## [Given material]

----------------

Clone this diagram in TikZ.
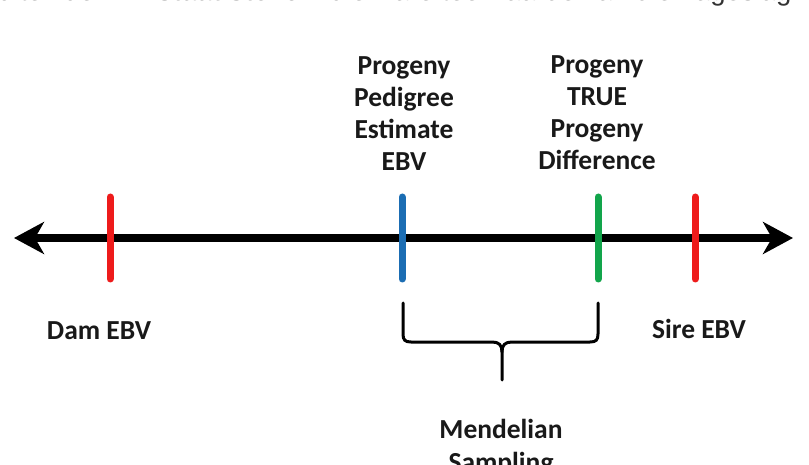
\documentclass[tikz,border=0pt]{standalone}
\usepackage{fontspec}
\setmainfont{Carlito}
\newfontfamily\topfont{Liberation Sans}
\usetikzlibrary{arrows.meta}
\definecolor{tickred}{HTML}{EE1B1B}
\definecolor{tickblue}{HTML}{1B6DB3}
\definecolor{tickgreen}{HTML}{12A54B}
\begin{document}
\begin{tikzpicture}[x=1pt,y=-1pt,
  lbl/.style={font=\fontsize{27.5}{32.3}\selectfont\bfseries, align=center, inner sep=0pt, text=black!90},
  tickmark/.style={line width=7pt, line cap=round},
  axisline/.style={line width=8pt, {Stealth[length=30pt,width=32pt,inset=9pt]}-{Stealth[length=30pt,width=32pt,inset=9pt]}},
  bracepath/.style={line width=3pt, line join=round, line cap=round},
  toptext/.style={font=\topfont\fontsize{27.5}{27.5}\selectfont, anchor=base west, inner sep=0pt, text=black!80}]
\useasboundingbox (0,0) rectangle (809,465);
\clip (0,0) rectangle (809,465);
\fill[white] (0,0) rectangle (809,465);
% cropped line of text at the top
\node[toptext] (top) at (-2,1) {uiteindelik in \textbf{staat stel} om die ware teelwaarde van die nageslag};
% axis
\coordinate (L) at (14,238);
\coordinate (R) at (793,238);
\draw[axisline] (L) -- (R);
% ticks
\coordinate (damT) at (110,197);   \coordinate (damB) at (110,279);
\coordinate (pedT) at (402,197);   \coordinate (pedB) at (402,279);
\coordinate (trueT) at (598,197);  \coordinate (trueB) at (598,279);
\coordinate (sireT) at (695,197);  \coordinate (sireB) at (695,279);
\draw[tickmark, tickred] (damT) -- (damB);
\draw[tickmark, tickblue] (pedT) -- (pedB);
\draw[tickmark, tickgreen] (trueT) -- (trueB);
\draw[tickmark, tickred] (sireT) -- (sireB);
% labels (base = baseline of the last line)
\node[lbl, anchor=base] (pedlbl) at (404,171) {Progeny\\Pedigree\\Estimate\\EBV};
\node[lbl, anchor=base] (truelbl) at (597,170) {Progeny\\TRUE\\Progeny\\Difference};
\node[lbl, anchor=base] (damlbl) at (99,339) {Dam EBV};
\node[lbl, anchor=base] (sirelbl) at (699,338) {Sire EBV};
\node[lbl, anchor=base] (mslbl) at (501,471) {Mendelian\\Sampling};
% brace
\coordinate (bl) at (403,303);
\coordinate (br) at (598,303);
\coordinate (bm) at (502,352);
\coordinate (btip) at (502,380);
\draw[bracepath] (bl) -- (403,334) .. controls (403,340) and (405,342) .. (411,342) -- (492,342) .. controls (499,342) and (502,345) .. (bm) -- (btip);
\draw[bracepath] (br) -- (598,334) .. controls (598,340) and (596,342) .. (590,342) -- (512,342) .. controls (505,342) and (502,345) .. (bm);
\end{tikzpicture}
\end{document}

----------------

## [What is required]
Repeat the material above verbatim, with no pictures in the output.

## [Problem solution]
Clone this diagram in TikZ.
\documentclass[tikz,border=0pt]{standalone}
\usepackage{fontspec}
\setmainfont{Carlito}
\newfontfamily\topfont{Liberation Sans}
\usetikzlibrary{arrows.meta}
\definecolor{tickred}{HTML}{EE1B1B}
\definecolor{tickblue}{HTML}{1B6DB3}
\definecolor{tickgreen}{HTML}{12A54B}
\begin{document}
\begin{tikzpicture}[x=1pt,y=-1pt,
  lbl/.style={font=\fontsize{27.5}{32.3}\selectfont\bfseries, align=center, inner sep=0pt, text=black!90},
  tickmark/.style={line width=7pt, line cap=round},
  axisline/.style={line width=8pt, {Stealth[length=30pt,width=32pt,inset=9pt]}-{Stealth[length=30pt,width=32pt,inset=9pt]}},
  bracepath/.style={line width=3pt, line join=round, line cap=round},
  toptext/.style={font=\topfont\fontsize{27.5}{27.5}\selectfont, anchor=base west, inner sep=0pt, text=black!80}]
\useasboundingbox (0,0) rectangle (809,465);
\clip (0,0) rectangle (809,465);
\fill[white] (0,0) rectangle (809,465);
% cropped line of text at the top
\node[toptext] (top) at (-2,1) {uiteindelik in \textbf{staat stel} om die ware teelwaarde van die nageslag};
% axis
\coordinate (L) at (14,238);
\coordinate (R) at (793,238);
\draw[axisline] (L) -- (R);
% ticks
\coordinate (damT) at (110,197);   \coordinate (damB) at (110,279);
\coordinate (pedT) at (402,197);   \coordinate (pedB) at (402,279);
\coordinate (trueT) at (598,197);  \coordinate (trueB) at (598,279);
\coordinate (sireT) at (695,197);  \coordinate (sireB) at (695,279);
\draw[tickmark, tickred] (damT) -- (damB);
\draw[tickmark, tickblue] (pedT) -- (pedB);
\draw[tickmark, tickgreen] (trueT) -- (trueB);
\draw[tickmark, tickred] (sireT) -- (sireB);
% labels (base = baseline of the last line)
\node[lbl, anchor=base] (pedlbl) at (404,171) {Progeny\\Pedigree\\Estimate\\EBV};
\node[lbl, anchor=base] (truelbl) at (597,170) {Progeny\\TRUE\\Progeny\\Difference};
\node[lbl, anchor=base] (damlbl) at (99,339) {Dam EBV};
\node[lbl, anchor=base] (sirelbl) at (699,338) {Sire EBV};
\node[lbl, anchor=base] (mslbl) at (501,471) {Mendelian\\Sampling};
% brace
\coordinate (bl) at (403,303);
\coordinate (br) at (598,303);
\coordinate (bm) at (502,352);
\coordinate (btip) at (502,380);
\draw[bracepath] (bl) -- (403,334) .. controls (403,340) and (405,342) .. (411,342) -- (492,342) .. controls (499,342) and (502,345) .. (bm) -- (btip);
\draw[bracepath] (br) -- (598,334) .. controls (598,340) and (596,342) .. (590,342) -- (512,342) .. controls (505,342) and (502,345) .. (bm);
\end{tikzpicture}
\end{document}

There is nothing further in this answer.